Volkswagen Caddy 2018

Our Rating: 4.5/5

Pros:

  • Equipment
  • Handling
  • Safety kit

Cons:

  • Interior
  • Price
  • Small cargo area

Equipment boost for the Volkswagen Caddy

It’s already won a clutch of awards and the revamped Volkswagen Caddy is a tempting proposition thanks to a big boost in equipment levels. Owners will find higher standard equipment levels and more safety features as well; the lower prices for the range’s petrol engine models is also a key selling feature.

Indeed, after its launch in 2015, the Caddy’s engineering and design won plaudits along with the introduction as standard of a post collision braking system. The 2018 model year will see the fitting of autonomous emergency braking, known as AEB and with city emergency braking which has been praised by automotive research centre Thatcham Research as an important step forward in van safety.

 

Reasons to buy

The Volkswagen Caddy has had its prices lowered, VW says it has ‘realigned its price structure’, so the advanced TSI petrol engines are more affordable. There are just three trims available, and the Startline is more than £1,000 cheaper than the model it replaces for the 1.2 TSI 84 PS version. In addition, another good reason to buy the Caddy is for the extra levels of safety equipment and most owners should find that their insurance premiums will be 10% lower because of the autonomous braking system from VW.

 

If you like the Volkswagen Caddy then have a look at the Fiat Doblo, Mercedes Citan and the Ford Transit Connect.

Running Costs

The 2018 Volkswagen Caddy still retains a wide range of petrol engine options with three fuel efficient TSI petrol units. They include a 1.2 litre 84 PS unit, a 1.0 litre 102 PS engine with three cylinders with the range topping four cylinder 1.4 litre producing 125 PS having the option of VW’s seven speed automatic PSG transmission. There are also diesel engine options for the Caddy with the petrol units returning around 47 to 54 mpg while the diesels return between 56 and 62 mpg. There’s also the option of a BlueMotion Caddy with revised gear ratios and engine tweaks to deliver economy of more than 70 mpg and emissions of around 103g/km. Volkswagen says that because of its autonomous braking system owners will find that the average insurance premium will be around 10% cheaper when compared to those vans who don’t have the systems fitted – which could be a big saving for some.

Load Space

There’s a good range of body styles for the VW Caddy including a window van and a five seat combo. There’s also a choice of wheel bases and for those who need the extra space, then the Caddy Maxi will meet your needs. The load volume for the Caddy range from 3.2 cubic metres to 4.2 cubic metres with a maximum payload of 857 kg. Access to the load space is by split rear hinged doors and sliding side door – there’s an option for a second sliding door on the opposite side. The load space measures 1,779 mm. There are larger load spaces among competitors but the ease of access, payload and rewarding drive means the Caddy has the edge over many of them.

Technology & Safety

The technology and safety levels for the revamped Volkswagen Caddy are impressive with equipment levels boosted for every trim. Indeed, the Caddy is considered to be the safest van in its segment. When it was unveiled, VW added a post collision braking system as standard and now they have fitted autonomous emergency braking which has been praised by Thatcham Research as ‘the most significant development in vehicle safety’, in their opinion, since the introduction of the seatbelt. Volkswagen says that its Caddy is now the safest light van on Britain’s roads thanks to its extra levels safety kit. The firm says owners and fleet operators will find that along with lower running costs, there will also enjoy less downtime because they’ll have fewer crashes and scrapes.

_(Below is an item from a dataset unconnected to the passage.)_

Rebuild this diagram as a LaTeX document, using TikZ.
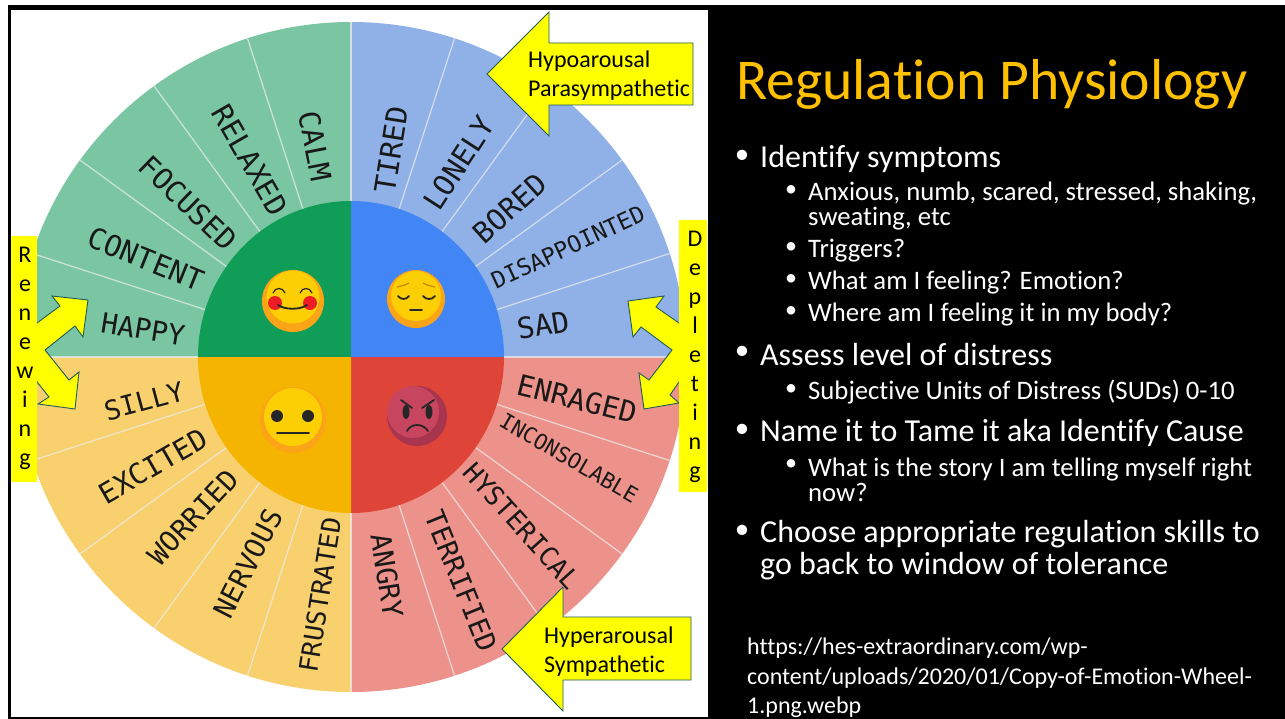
\documentclass[tikz,border=0pt]{standalone}
\usepackage{fontspec}
\usetikzlibrary{calc}
\setmainfont[Ligatures=NoCommon]{Carlito}
\newfontfamily\wheelfont{DejaVu Sans Mono}
\definecolor{gOut}{HTML}{7AC6A3}
\definecolor{gIn}{HTML}{109D58}
\definecolor{bOut}{HTML}{8FB1E8}
\definecolor{bIn}{HTML}{4285F4}
\definecolor{rOut}{HTML}{EC928A}
\definecolor{rIn}{HTML}{DE4437}
\definecolor{yOut}{HTML}{F8D06E}
\definecolor{yIn}{HTML}{F5B400}
\definecolor{faceY}{HTML}{FBCF04}
\definecolor{faceO}{HTML}{FBA417}
\definecolor{angryD}{HTML}{A8344D}
\definecolor{angryL}{HTML}{C8455F}
\definecolor{cheek}{HTML}{EE1C25}
\definecolor{arrowline}{HTML}{1F5C5C}
\definecolor{titleorange}{HTML}{FFC000}
\definecolor{callY}{rgb}{1,1,0}
\tikzset{
  wl/.style={font=\wheelfont\fontsize{#1}{#1}\selectfont,inner sep=0pt,text=black!90},
  spoke/.style={draw=white!85!gray,line width=1.2pt,opacity=.75},
  callout/.style={fill=callY,draw=arrowline,line width=.9pt,line join=miter},
  vbar/.style={inner sep=0pt,font=\fontsize{24}{29}\selectfont,align=center,anchor=center},
  calltext/.style={font=\fontsize{24}{29}\selectfont,align=left,anchor=west,inner sep=0pt},
  head/.style={text=white,font=\fontsize{32}{32}\selectfont,anchor=west,inner sep=0pt,align=left},
  sub/.style={text=white,font=\fontsize{26.7}{25.5}\selectfont,anchor=west,inner sep=0pt,align=left},
  src/.style={text=white,font=\fontsize{24}{29.5}\selectfont,anchor=north west,inner sep=0pt,align=left},
  ttl/.style={text=titleorange,font=\fontsize{57.7}{60}\selectfont,anchor=west,inner sep=0pt},
  dotb/.style={text=white,font=\fontsize{24}{26}\selectfont,inner sep=0pt},
  eyeline/.style={line width=1.8pt,line cap=round,draw=black!85}
}
\begin{document}
\begin{tikzpicture}[x=1pt,y=-1pt]
\useasboundingbox (0,0) rectangle (1285,719);
\fill[white] (0,0) rectangle (1285,719);
\fill[black] (8,5) rectangle (1285,719);
\fill[white] (11,10) rectangle (708,717);
\coordinate (c) at (351,357);
% wheel sectors
\fill[gOut] (c) -- (351,22) arc[start angle=90,end angle=180,radius=335pt] -- cycle;
\fill[bOut] (c) -- (351,22) arc[start angle=90,end angle=0,radius=335pt] -- cycle;
\fill[rOut] (c) -- (686,357) arc[start angle=0,end angle=-90,radius=335pt] -- cycle;
\fill[yOut] (c) -- (351,692) arc[start angle=270,end angle=180,radius=335pt] -- cycle;
\foreach \a in {18,36,54,72,108,126,144,162,198,216,234,252,288,306,324,342}
  \draw[spoke] ($(c)+(\a:150pt)$) -- ($(c)+(\a:335pt)$);
\foreach \a in {0,90,180,270}
  \draw[spoke] (c) -- ($(c)+(\a:335pt)$);
\fill[gIn] (c) -- (351,201) arc[start angle=90,end angle=180,x radius=153pt,y radius=156pt] -- cycle;
\fill[bIn] (c) -- (351,201) arc[start angle=90,end angle=0,x radius=153pt,y radius=156pt] -- cycle;
\fill[rIn] (c) -- (504,357) arc[start angle=0,end angle=-90,x radius=153pt,y radius=156pt] -- cycle;
\fill[yIn] (c) -- (351,513) arc[start angle=270,end angle=180,x radius=153pt,y radius=156pt] -- cycle;
% labels
\node[wl=29,rotate=-79] (calm) at (315,146) {CALM};
\node[wl=29,rotate=-60] (relaxed) at (250,160) {RELAXED};
\node[wl=29,rotate=-44] (focused) at (188,203) {FOCUSED};
\node[wl=29,rotate=-22] (content) at (146,259) {CONTENT};
\node[wl=28,rotate=-9] (happy) at (143,329) {HAPPY};
\node[wl=29,rotate=81] (tired) at (391,150) {TIRED};
\node[wl=29,rotate=57] (lonely) at (459,163) {LONELY};
\node[wl=29,rotate=42] (bored) at (510,208) {BORED};
\node[wl=23,rotate=25] (disap) at (568,247) {DISAPPOINTED};
\node[wl=29,rotate=9] (sad) at (543,325) {SAD};
\node[wl=29,rotate=-14] (enraged) at (577,399) {ENRAGED};
\node[wl=21.5,rotate=-30] (incons) at (569,458) {INCONSOLABLE};
\node[wl=26.5,rotate=-48] (hyst) at (522,526) {HYSTERICAL};
\node[wl=27.5,rotate=-68] (terr) at (461,581) {TERRIFIED};
\node[wl=28,rotate=-81] (angry) at (387,576) {ANGRY};
\node[wl=27,rotate=15] (silly) at (144,401) {SILLY};
\node[wl=28.5,rotate=30] (excited) at (153,466) {EXCITED};
\node[wl=28,rotate=47] (worried) at (193,517) {WORRIED};
\node[wl=28,rotate=63] (nervous) at (248,563) {NERVOUS};
\node[wl=26,rotate=81] (frustr) at (320,595) {FRUSTRATED};
% faces
\fill[faceO] (293,301) circle[radius=31pt];
\fill[faceY] (293,297) circle[radius=26.5pt];
\fill[cheek] (275,303) circle[radius=7pt];
\fill[cheek] (310,303) circle[radius=7pt];
\draw[eyeline] (278,305) .. controls (285,310) and (300,310) .. (307,305);
\draw[eyeline,line width=1.2pt] (273,293) .. controls (275,287) and (283,287) .. (285,293);
\draw[eyeline,line width=1.2pt] (300,293) .. controls (302,287) and (310,287) .. (312,293);
\fill[faceO] (416,299) circle[radius=29pt];
\fill[faceY] (416,296) circle[radius=25pt];
\draw[eyeline] (398,296) .. controls (401,300) and (406,300) .. (409,296);
\draw[eyeline] (423,296) .. controls (426,300) and (432,300) .. (435,296);
\draw[draw=faceO!80!black,line width=1.2pt] (397,287) .. controls (401,286) and (406,285) .. (409,283);
\draw[draw=faceO!80!black,line width=1.2pt] (423,283) .. controls (426,285) and (431,286) .. (435,287);
\draw[eyeline] (410,310) -- (422,310);
\fill[faceO] (293,420) circle[radius=33pt];
\fill[faceY] (293,417) circle[radius=29pt];
\fill[black!85] (277,416) circle[radius=6pt];
\fill[black!85] (308,416) circle[radius=6pt];
\draw[eyeline] (277,433) -- (309,433);
\fill[angryD] (417,416) circle[radius=30pt];
\fill[angryL] (413,412) circle[radius=26pt];
\fill[black!85] (406,412) ellipse[x radius=3.5pt,y radius=7pt];
\fill[black!85] (429,412) ellipse[x radius=3.5pt,y radius=7pt];
\draw[eyeline] (401,400) -- (412,408);
\draw[eyeline] (434,400) -- (422,408);
\draw[eyeline] (407,431) .. controls (411,423) and (423,423) .. (428,431);
% arrows
\draw[callout] (20,350) -- (37,323) -- (60,306) -- (52,296) -- (88,300) -- (83,337) -- (75,326) -- (45,350) -- (69,380) -- (79,372) -- (75,409) -- (38,404) -- (49,397) -- (37,382) -- cycle;
\draw[callout] (695,350) -- (679,323) -- (656,307) -- (664,296) -- (628,301) -- (633,337) -- (641,327) -- (672,350) -- (649,380) -- (639,373) -- (644,409) -- (679,403) -- (670,395) -- (679,382) -- cycle;
\draw[callout] (487,74) -- (549,12) -- (549,43) -- (693,43) -- (693,105) -- (549,105) -- (549,136) -- cycle;
\draw[callout] (502,649) -- (563,587) -- (563,617) -- (691,617) -- (691,680) -- (563,680) -- (563,711) -- cycle;
\node[calltext] (hypo) at (528,75.5) {Hypoarousal\\Parasympathetic};
\node[calltext] (hyper) at (544,652) {Hyperarousal\\Sympathetic};
% vertical bars
\fill[callY] (11,236) rectangle (37,482);
\fill[callY] (679,220) rectangle (707,492);
\node[vbar] (renew) at (25,358) {R\\e\\n\\e\\w\\i\\n\\g};
\node[vbar] (deplete) at (695,357) {D\\e\\p\\l\\e\\t\\i\\n\\g};
% right panel
\node[ttl] (title) at (736,84) {Regulation Physiology};
\foreach \y/\n in {157/a,353/b,431/c,532/d}
  \node[text=white,font=\fontsize{29}{30}\selectfont,inner sep=0pt] (hb\n) at (742,\y) {•};
\foreach \y/\n in {191/a,248/b,280/c,312/d,390/e,465/f}
  \node[dotb] (sb\n) at (791,\y) {•};
\node[head] (h1) at (760,158.5) {Identify symptoms};
\node[sub] (s1) at (808,206) {Anxious, numb, scared, stressed, shaking,\\sweating, etc};
\node[sub] (s2) at (808,251) {Triggers?};
\node[sub] (s3) at (808,283) {What am I feeling? Emotion?};
\node[sub] (s4) at (808,315) {Where am I feeling it in my body?};
\node[head] (h2) at (760,354.5) {Assess level of distress};
\node[sub] (s5) at (808,392) {Subjective Units of Distress (SUDs) 0-10};
\node[head] (h3) at (760,433) {Name it to Tame it aka Identify Cause};
\node[sub] (s6) at (808,480) {What is the story I am telling myself right\\now?};
\node[head] (h4) at (760,550.5) {Choose appropriate regulation skills to\\go back to window of tolerance};
\node[src] (url) at (747,638) {https://hes-extraordinary.com/wp-\\content/uploads/2020/01/Copy-of-Emotion-Wheel-\\1.png.webp};
\end{tikzpicture}
\end{document}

Among the new standard equipment is a leather multifunction steering wheel, driver alert, AEB and multifunction display. The higher end of the range comes with climatic air conditioning while the range topper, the Highlight, has the firm’s satnav fitted as standard.

Performance

Essentially, the Volkswagen Caddy retains the same car-like handling and nifty performance around town since this is 2018 revamp tweaks a decent offering rather than being an all-new creation. The interior is built to withstand heavy use though it is rather bland as a result. There’s also a good touchscreen infotainment system available for the higher end models and the new safety kit is impressive. Out on the road, the Caddy’s stance means it is a sound vehicle to drive around town and on motorways at speed, the handling is good with engines delivering the performance when necessary. It’s also noticeable that the suspension has been improved which smooths out the bumps on our roads remarkably well and even without a load on board, the handling and stability of the Caddy is excellent. Being a VW, the driving position is firm but it’s a good vehicle to drive over long journeys though the passenger seat is more cramped than rival offerings. The cabin also offers various storage options including a large overhead space for A4 paperwork, a covered glovebox and there is a large overhead shelf as well.